On pourrait s’attendre à ce que les deux conditions amplifient l’effet sur le BFPP.
 
Cette étude est la première à rapporter que, malgré l’absence de symptômes douloureux au moment des tests, les patients présentant un CECS manifestent une augmentation significative du taux de flexion plantaire après IFC (Tableau 1).
Ceci suggère une diminution de la capacité de la musculature du compartiment antérieure à contrôler l’abaissement du pied pendant la flexion plantaire dans le CECS.

Mesure de la pression plantaire pieds nus dans le syndrome chronique du compartiment à l'effort
De nouvelles informations sur le mécanisme entraînant le déplacement de l'articulation de la cheville après le IFC ont récemment été rapportées. Chleboun et al ont conclu qu'il n'y avait pratiquement pas d'allongement excentrique du muscle TA après IFC, de sorte que la chute du pied se produise par étirement du tendon pendant que le muscle se contracte de manière isométrique.
Ceci suggère que la raideur du tendon TA est un élément vital dans le fonctionnement efficace du compartiment antérieur.
Par conséquent, si l'IFFC est réduit dans les cas de CECS, il est plausible que cela soit dû à l'étirement du tendon du TA, bien que ces études ne permettent pas d'exclure une faiblesse musculaire.
Maganaris et al ont montré qu'une partie de l'allongement de ce tendon peut être adaptée par la flexion dans le rétinaculum antérieur de la cheville, sous lequel le tendon du TA passe comme une poulie.
 
Le bras de levier du TA est raccourcit au repos par rapport à la contraction isométrique maximale par déplacement antérieur du tendon de 0,8 à 1,2 cm à la suite de cet étirement du rétinaculum.
Les chaussures limitant ce déplacement pourraient donc effectivement augmenter la distance que le tendon TA doit parcourir pour ralentir la flexion plantaire IFC.

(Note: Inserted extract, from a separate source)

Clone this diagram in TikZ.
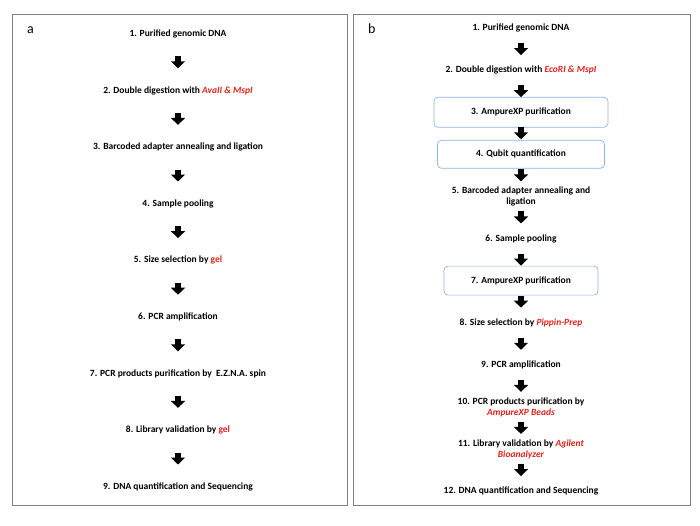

Les futures études, y compris sur la pression plantaire et la cinématique, devraient donc considérer le rôle de la chaussure (militaire) dans la compression possible du rétinaculum extenseur de la cheville et l’étirement du TA.
 
Limites
Ces données ne peuvent pas attribuer le déficit de control de la flexion plantaire à une faiblesse relative du TA par rapport à un allongement ou à un changement de la composition élastique du tendon du TA, empêchant la contraction du TA au pied.
Cette étude ne permet pas non plus de confirmer si cette augmentation du taux de flexion plantaire est la cause ou le résultat du CECS.
 
Conclusion
Les patients atteints de CECS ont une vitesse accrue de la flexion plantaire de la cheville après la frappe du talon qui précède l’apparition de symptômes douloureux pouvant résulter d’un désavantage mécanique du tibial antérieur. Ces résultats fournissent des informations supplémentaires sur la physiopathologie du CECS et soutiennent la poursuite des recherches sur ce diagnostic non invasif. La valeur prédictive du temps IFFC dans le diagnostic de CECS est comparable à celle d'un IMCP post-exercice, mais est inférieure à celle d'un IMCP dynamique mesurée lors de symptômes douloureux.
Des études complémentaires utilisant un EMG et la cinématique lors de la présence de symptômes douloureux sont recommandées pour répondre à ces questions et confirmer l’utilité diagnostique de la mesure du PP dans le CECS.
 
Article original
Roscoe D, Roberts AJ, Hulse D, Shaheen A, Hughes MP, Bennett A. Barefoot plantar pressure measurement in Chronic Exertional Compartment Syndrome. Gait Posture 2018 Jun;63:10-16.